Roughly, three months after reaching its final destination, NASA’s James Webb Space Telescope has successfully aligned all its instruments and is ready for the next phase.
On January 24 this year, the telescope reached the second Lagrange point or L2 which is about 1.5 million KM away from the Earth. For context, the moon is 0.4 million KM away from the Earth.
Following this, on April 28, NASA announced that the telescope alignment across all of Webb’s instruments have been completed successfully. The next phase labelled “science instrument commissioning” has been kicked off and will get completed in another two months.
Nasa released a series of images as proof that the telescopes have been aligned.
The images show the Large Magellanic Cloud, a small satellite galaxy of the Milky Way.
“These remarkable test images from a successfully aligned telescope demonstrate what people across countries and continents can achieve when there is a bold scientific vision to explore the universe,” Lee Feinberg, Webb optical telescope element manager at NASA’s Goddard Space Flight Center told the NASA blog.
NASA also released a video to explain the process
What Next for Webb?
Now, once the alignments are done and the telescope is ready for use, the James Webb Space Telescope will open a new world for us. It can look into far away parts of the universe which have not been discovered before. And when it does so, we will be able to unlock the mysteries of the origins of the universe.

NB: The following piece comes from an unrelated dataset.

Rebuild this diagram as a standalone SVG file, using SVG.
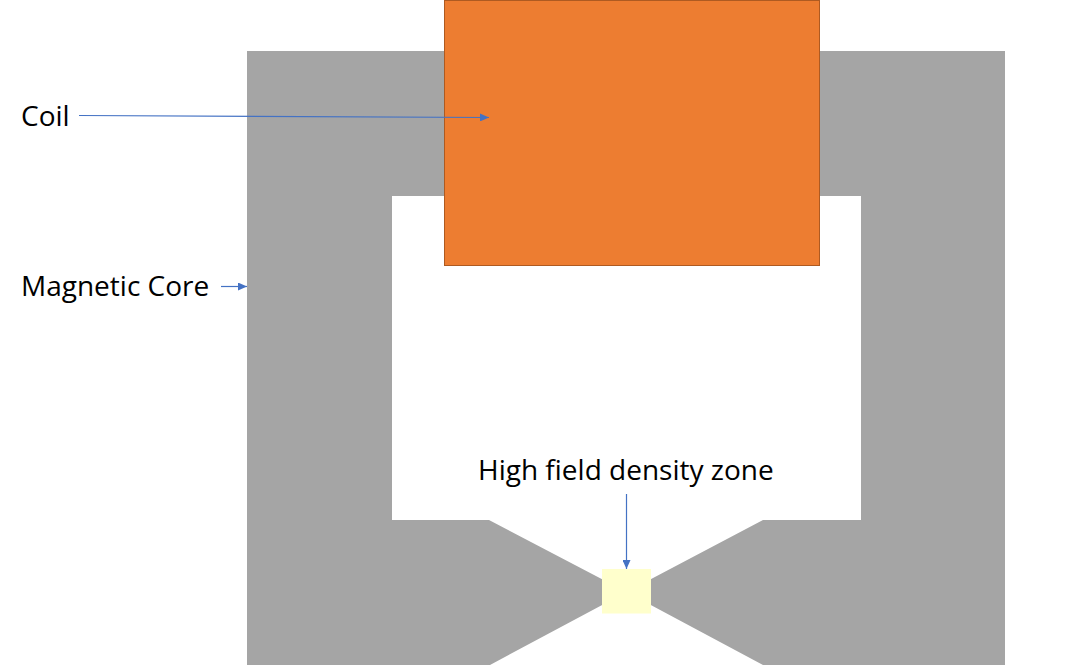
<svg xmlns="http://www.w3.org/2000/svg" width="1069" height="665" viewBox="0 0 1069 665">
<style>
text{font-family:"Open Sans","Noto Sans","Liberation Sans",sans-serif;font-size:28px;fill:#000}
.c{fill:none;stroke:#4472c4;stroke-width:1.2}
</style>
<defs><marker id="a" markerUnits="userSpaceOnUse" markerWidth="9" markerHeight="8" refX="9" refY="4" orient="auto"><path d="M0 0L9 4L0 8Z" fill="#4472c4"/></marker></defs>
<rect width="1069" height="665" fill="#fff"/>
<g id="core"><path d="M247 51H1005V665H763L626.5 592L490 665H247ZM392 196V520H489L626.5 592L763 520H861V196Z" fill="#a5a5a5" fill-rule="evenodd"/></g>
<g id="coil"><rect x="444.500" y="0.500" width="375" height="265" fill="#ed7d31" stroke="#ae5a21" stroke-width="1"/></g>
<g id="zone"><rect x="602" y="569" width="49" height="44.500" fill="#ffffcc"/></g>
<g id="connectors">
<path class="c" d="M79 115.500L489 117.500" marker-end="url(#a)"/>
<path class="c" d="M221 286.500H247" marker-end="url(#a)"/>
<path class="c" d="M626.500 494V569" marker-end="url(#a)"/>
</g>
<g id="labels">
<text x="21" y="126">Coil</text>
<text x="21" y="296">Magnetic Core</text>
<text x="478" y="480">High field density zone</text>
</g>
</svg>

According to the Big Bang theory, the universe started from a single explosion and since then it has been expanding for billions of years. During this time, the light emitted by the first-ever stars, which were born out of the big bang, would have turned into infrared rays. And that is why the James Webb telescope is built specifically to detect such rays. In essence, the telescope’s primary job is to detect the infrared rays emitted by the earliest stars to help us decipher how the universe originated.
Now, look at the picture below. According to Nasa, this map shows the oldest light in our universe, as detected with the greatest precision yet.

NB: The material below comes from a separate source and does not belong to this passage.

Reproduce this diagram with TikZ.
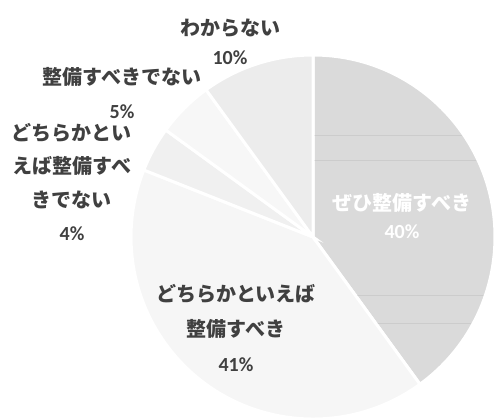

“The ancient light, called the cosmic microwave background, was imprinted on the sky when the universe was 370,000 years old. It shows tiny temperature fluctuations that correspond to regions of slightly different densities, representing the seeds of all future structure: the stars and galaxies of today,” the NASA website said.
The Infrared capabilities will allow the Webb telescope to see the universe 100 to 250 million years after the Big Bang. While the Hubble telescope has already deciphered some clues as to how the universe was formed, the Webb telescope will add to that in the coming days. The Webb telescope can easily detect a penny from a distance of 40 kms — a fact that speaks volumes about the capability of the machine.
Why is Webb Important to Our History?
Take a look at the Sun. It takes eight minutes for the rays from the Sun to reach Earth. So, the Sun which you see is eight minutes younger than the actual Sun. In other words, if something were to happen to the Sun, we will get to know only 8 minutes later, given the time taken for light to travel.
Now lets take the closest star, the Proxima Centauri. It is 4.24 light-years away. In one year, light travels a distance of 9.5 trillion km. And so, the Proxima Centauri star is at a distance of 4.24 * 9.5 trillion km = 40 trillion km from the Earth. When you look at this star in the year 2022, you are actually looking at the light rays that originated in the year 2017. So basically, the farther you can look into the space, the earlier in time you can look at.